In an opinion piece in Crikey (30/4), republished in at least Overland (3/4)and Larvatus Prodeo (2/4)( named from an observation by René Descartes ), Jeff Sparrow rails against the succession to our throne which under the Act of Settlement does to descendents of the Electress Sophia of Hanover.

“If you’re not David Flint,” he quips, ”  you’re probably asking what an electress is when it’s at home. In many ways, that’s the biggest problem republicanism faces
— most Australians know little about the royal family and care less.

This Marxist republican offensive is not so surprising.  We should not forget that after the nineteenth century movement for a racist republic, Australia’s second republican movement was also Marxist. 
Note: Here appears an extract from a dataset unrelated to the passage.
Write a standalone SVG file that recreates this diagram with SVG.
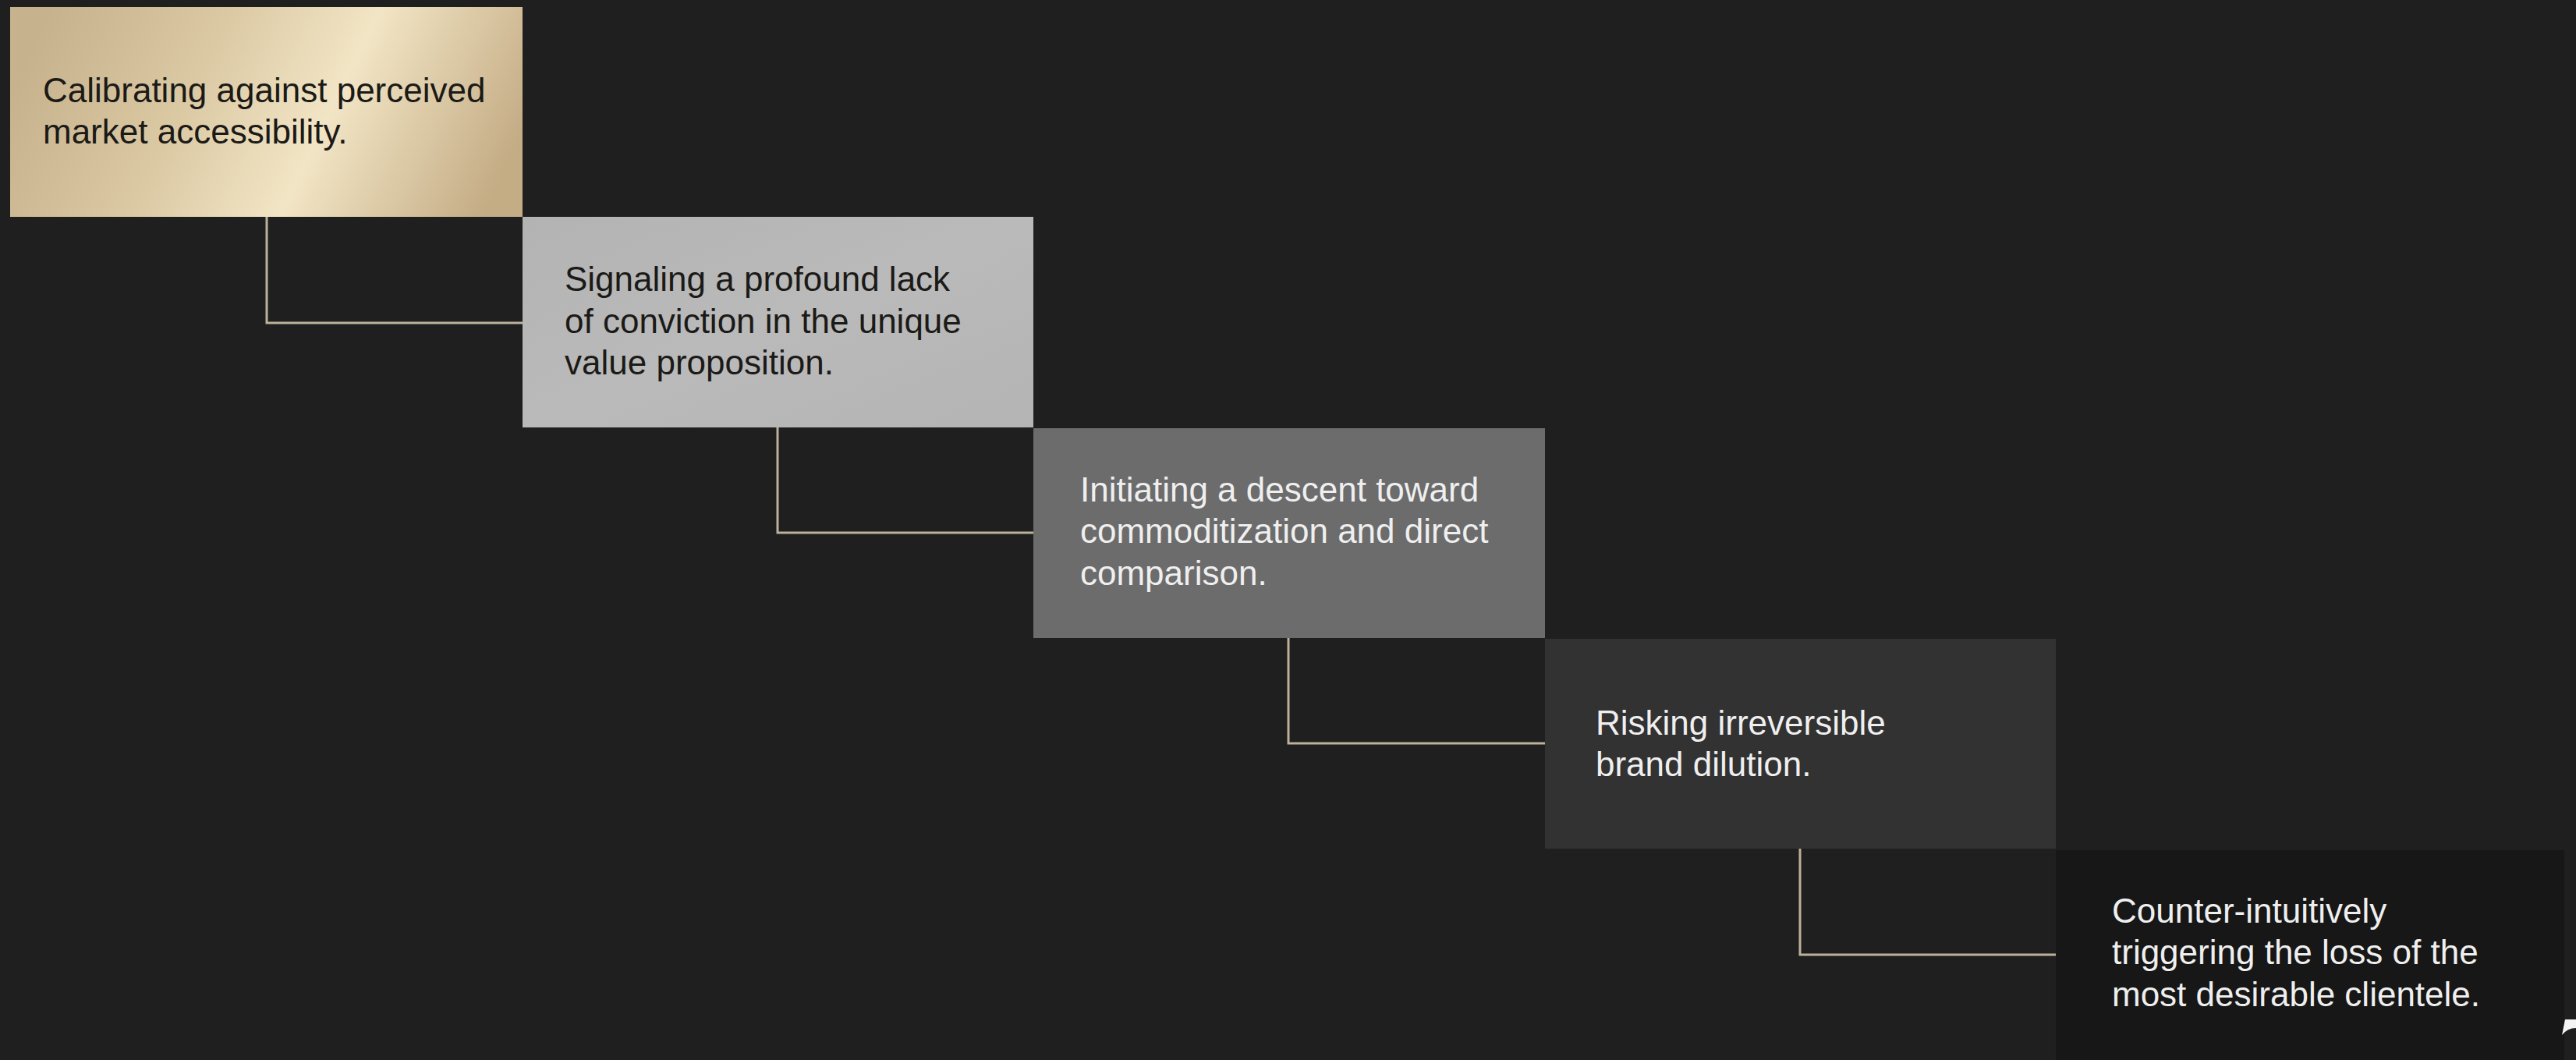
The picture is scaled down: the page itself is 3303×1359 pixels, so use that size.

Australian communists planned to convert the country into a soviet or people’s republic along Soviet or East European lines.   So in ACM’s submission early this year on Senator Bob Brown’s bill for the holding of a republican plebiscite at the next election, we said,

“In his Second Reading Speech on the Bill, Senator Brown said ‘The question of whether Australia should be become a republic has been close to the hearts of many Australians since Federation.’  Senator Brown was no doubt referring to a politicians’ republic. 

"It is curious then that no delegate at the Federation Constitutional Conventions proposed that Australia become such a republic. The republican historian, Dr Mark McKenna, says that ‘...the truth was that it was only through devotion to monarch and empire that Federation was able to take place.’ 

"It was not until the formation of the Communist Party of Australia in 1920 that any twentieth century political party  called for an Australian (politicians’) republic, albeit a ‘workers and farmers republic’ on the Soviet model.”